Emma- where did you live? i love Seattle, I live right near admiral junction/alki.

16 03 2008

Hi Kelly, I’m also here via Kath’s blog! After years of not sticking to regular fitness (and tons of money lost on gym memberships), I’ve found that fitness DVD’s I can do at home are keeping me on track with regular exercise. Is there anything I should be careful about when using home DVD’s (I’m careful with knees and rotator cuffs! ) and are there any DVD’s you would recommend?
I currently do a little TaeBo, power walking, and weight lifting. Thanks!

16 03 2008

Laura- wlecome! Good for you for finding something you can stick with instead of giving up. i, too, am partial to working out at home. im really busy so when i get to cut out travel time to and from the gym, it really helps.
The only thing i would recommend is get a great variety. Make sure you have a good mix of cardio, strength training and flexibiliy. I prefer straight weightlifting, no dancing or anything like that, but whatever keeps it fun for you is perfect.

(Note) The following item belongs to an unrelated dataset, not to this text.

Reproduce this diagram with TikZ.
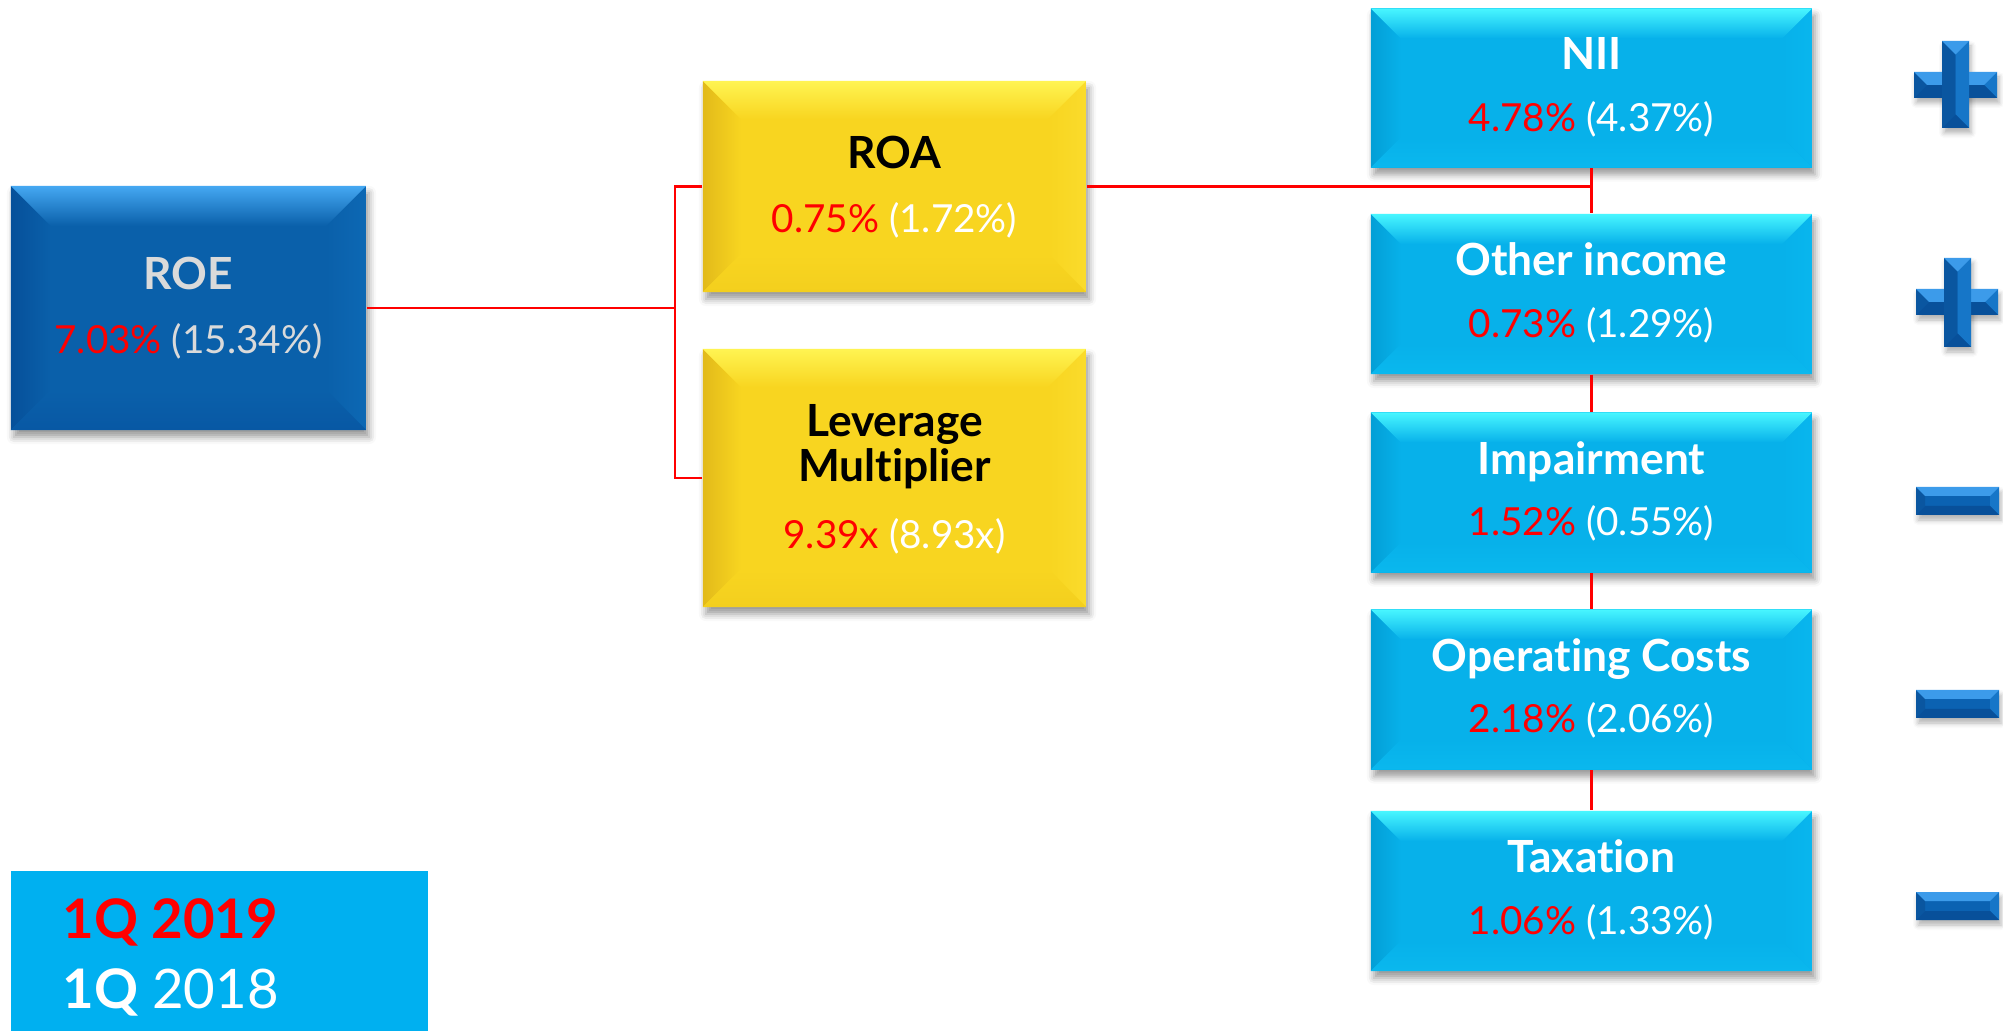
\documentclass[tikz,border=0pt]{standalone}
\usepackage{fontspec}
\setmainfont{Lato}[Ligatures=NoCommon]
\usetikzlibrary{shadows.blur}

\definecolor{nowred}{HTML}{FF0000}
\definecolor{roeblue}{HTML}{0A60AA}
\definecolor{roetop}{HTML}{45A8F2}
\definecolor{roeleft}{HTML}{06509A}
\definecolor{roebot}{HTML}{0858A4}
\definecolor{roeright}{HTML}{0D68B4}
\definecolor{roetext}{HTML}{DADADA}
\definecolor{ratioyellow}{HTML}{F8D520}
\definecolor{ratiotop}{HTML}{FFF452}
\definecolor{ratioleft}{HTML}{E2BA1A}
\definecolor{ratiobot}{HTML}{F3CF1E}
\definecolor{ratioright}{HTML}{FADB2C}
\definecolor{itemcyan}{HTML}{07B1EA}
\definecolor{itemtop}{HTML}{48F6FF}
\definecolor{itemleft}{HTML}{039FD6}
\definecolor{itembot}{HTML}{0AB8EE}
\definecolor{itemright}{HTML}{09B6EE}
\definecolor{legendcyan}{HTML}{00B0F0}
\definecolor{signbase}{HTML}{0B62B2}
\definecolor{signtop}{HTML}{3C9BEA}
\definecolor{signbot}{HTML}{08509A}
\definecolor{signleft}{HTML}{0A56A0}
\definecolor{signright}{HTML}{1676C8}

\tikzset{
  bevel/.style n args={6}{% width, base, top, left, bottom, right
    fill=#2,
    path picture={
      \path (path picture bounding box.north west) coordinate (pa)
            (path picture bounding box.north east) coordinate (pb)
            (path picture bounding box.south east) coordinate (pc)
            (path picture bounding box.south west) coordinate (pd)
            ([shift={(#1,-#1)}]pa) coordinate (qa)
            ([shift={(-#1,-#1)}]pb) coordinate (qb)
            ([shift={(-#1,#1)}]pc) coordinate (qc)
            ([shift={(#1,#1)}]pd) coordinate (qd);
      \shade[left color=#4, right color=#2] (pa) -- (qa) -- (qd) -- (pd) -- cycle;
      \shade[right color=#6, left color=#2] (pb) -- (qb) -- (qc) -- (pc) -- cycle;
      \shade[bottom color=#5, top color=#2] (pd) -- (qd) -- (qc) -- (pc) -- cycle;
      \shade[top color=#3, bottom color=#2] (pa) -- (pb) -- (qb) -- (qa) -- cycle;
    }},
  boxshadow/.style={blur shadow={shadow xshift=0.03cm, shadow yshift=-0.07cm,
      shadow blur radius=0.07cm, shadow opacity=40}},
  roebox/.style={rectangle, inner sep=0pt, minimum width=3.55cm, minimum height=2.44cm,
      boxshadow, bevel={0.4cm}{roeblue}{roetop}{roeleft}{roebot}{roeright}},
  ratiobox/.style={rectangle, inner sep=0pt, minimum width=3.83cm,
      boxshadow, bevel={0.38cm}{ratioyellow}{ratiotop}{ratioleft}{ratiobot}{ratioright}},
  itembox/.style={rectangle, inner sep=0pt, minimum width=4.41cm, minimum height=1.6cm,
      boxshadow, bevel={0.3cm}{itemcyan}{itemtop}{itemleft}{itembot}{itemright}},
  ttl/.style={font=\fontsize{12.6}{15}\selectfont\bfseries, anchor=base, inner sep=0pt},
  val/.style={font=\fontsize{11}{13}\selectfont, anchor=base, inner sep=0pt},
  link/.style={nowred, line width=0.7pt},
  signshadow/.style={blur shadow={shadow xshift=0.02cm, shadow yshift=-0.05cm,
      shadow blur radius=0.05cm, shadow opacity=30}},
}

% value now (red) and a year before (in brackets)
\newcommand{\nowthen}[3]{\textcolor{nowred}{#1} \textcolor{#3}{(#2)}}

% bevelled bar of a plus or minus sign: x1, y1, x2, y2, bevel
\newcommand{\signbar}[5]{%
  \fill[signbase] (#1,#2) rectangle (#3,#4);
  \fill[signleft] (#1,#2) -- ({#1+#5},{#2+#5}) -- ({#1+#5},{#4-#5}) -- (#1,#4) -- cycle;
  \fill[signright] (#3,#2) -- ({#3-#5},{#2+#5}) -- ({#3-#5},{#4-#5}) -- (#3,#4) -- cycle;
  \fill[signbot] (#1,#4) -- (#3,#4) -- ({#3-#5},{#4-#5}) -- ({#1+#5},{#4-#5}) -- cycle;
  \fill[signtop] (#1,#2) -- (#3,#2) -- ({#3-#5},{#2+#5}) -- ({#1+#5},{#2+#5}) -- cycle;
}

\begin{document}
\begin{tikzpicture}[x=0.01cm,y=-0.01cm]
  \useasboundingbox (0,0) rectangle (2003,1031);

  % ROE and its two factors
  \node[roebox] (roe) at (188.5,308) {};
  \node[ratiobox, minimum height=2.11cm] (roa) at (894.5,186.5) {};
  \node[ratiobox, minimum height=2.58cm] (lev) at (894.5,478) {};

  \node[ttl, text=roetext] (roe-t) at ([yshift=0.18cm]roe.center) {ROE};
  \node[val] (roe-v) at ([yshift=-0.45cm]roe.center) {\nowthen{7.03\%}{15.34\%}{roetext}};
  \node[ttl, text=black] (roa-t) at ([yshift=0.175cm]roa.center) {ROA};
  \node[val] (roa-v) at ([yshift=-0.455cm]roa.center) {\nowthen{0.75\%}{1.72\%}{white}};
  \node[ttl, text=black] (lev-t1) at ([yshift=0.41cm]lev.center) {Leverage};
  \node[ttl, text=black] (lev-t2) at ([yshift=-0.04cm]lev.center) {Multiplier};
  \node[val] (lev-v) at ([yshift=-0.70cm]lev.center) {\nowthen{9.39x}{8.93x}{white}};

  % ROA drivers
  \node[itembox, minimum height=1.59cm] (nii) at (1591.5,88) {};
  \node[itembox] (oi) at (1591.5,294) {};
  \node[itembox] (imp) at (1591.5,492.5) {};
  \node[itembox] (opc) at (1591.5,689.5) {};
  \node[itembox] (tax) at (1591.5,891) {};

  \node[ttl, text=white] (nii-t) at ([yshift=0.18cm]nii.center) {NII};
  \node[val] (nii-v) at ([yshift=-0.43cm]nii.center) {\nowthen{4.78\%}{4.37\%}{white}};
  \node[ttl, text=white] (oi-t) at ([yshift=0.18cm]oi.center) {Other income};
  \node[val] (oi-v) at ([yshift=-0.43cm]oi.center) {\nowthen{0.73\%}{1.29\%}{white}};
  \node[ttl, text=white] (imp-t) at ([yshift=0.18cm]imp.center) {Impairment};
  \node[val] (imp-v) at ([yshift=-0.43cm]imp.center) {\nowthen{1.52\%}{0.55\%}{white}};
  \node[ttl, text=white] (opc-t) at ([yshift=0.18cm]opc.center) {Operating Costs};
  \node[val] (opc-v) at ([yshift=-0.43cm]opc.center) {\nowthen{2.18\%}{2.06\%}{white}};
  \node[ttl, text=white] (tax-t) at ([yshift=0.18cm]tax.center) {Taxation};
  \node[val] (tax-v) at ([yshift=-0.43cm]tax.center) {\nowthen{1.06\%}{1.33\%}{white}};

  % connectors
  \coordinate (split) at (675,308);
  \draw[link] (roe.east) -- (split);
  \draw[link] (roa.west) -| (split);
  \draw[link] (lev.west) -| (split);
  \draw[link] (roa.east) -- (roa.east -| nii.south);
  \draw[link] (nii) -- (oi);
  \draw[link] (oi) -- (imp);
  \draw[link] (imp) -- (opc);
  \draw[link] (opc) -- (tax);

  % plus signs
  \path[signshadow] (1914,72) rectangle (1997,98);
  \path[signshadow] (1942,41) rectangle (1969,128);
  \signbar{1914}{72}{1997}{98}{13}
  \signbar{1942}{41}{1969}{128}{13.5}
  \path[signshadow] (1916,289) rectangle (1998,315);
  \path[signshadow] (1944,258) rectangle (1971,347);
  \signbar{1916}{289}{1998}{315}{13}
  \signbar{1944}{258}{1971}{347}{13.5}

  % minus signs
  \foreach \y in {501,704,906} {
    \path[signshadow] (1916,\y-14) rectangle (1999,\y+14);
    \signbar{1916}{\y-14}{1999}{\y+14}{9}
  }

  % legend
  \fill[legendcyan] (11,871) rectangle (428,1031);
  \node[anchor=base west, inner sep=0pt, font=\fontsize{15.5}{18}\selectfont\bfseries,
    text=nowred] (leg-now) at (62,938) {1Q 2019};
  \node[anchor=base west, inner sep=0pt, font=\fontsize{15.5}{18}\selectfont,
    text=white] (leg-then) at (62,1008) {\textbf{1Q} 2018};
\end{tikzpicture}
\end{document}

They are designed to be safe for healthy adults, but if you have any special injuries or anything let me know and I can tell you have to modify it and what to watch out for, but other than that, you are good to go!

17 03 2008

YAY! What an awesome and amazing blog!! Way to go! 🙂

How many days a week do you work out???

18 03 2008

Hi Kelly, what do you mean by flexibility? What exercises improve flexibility?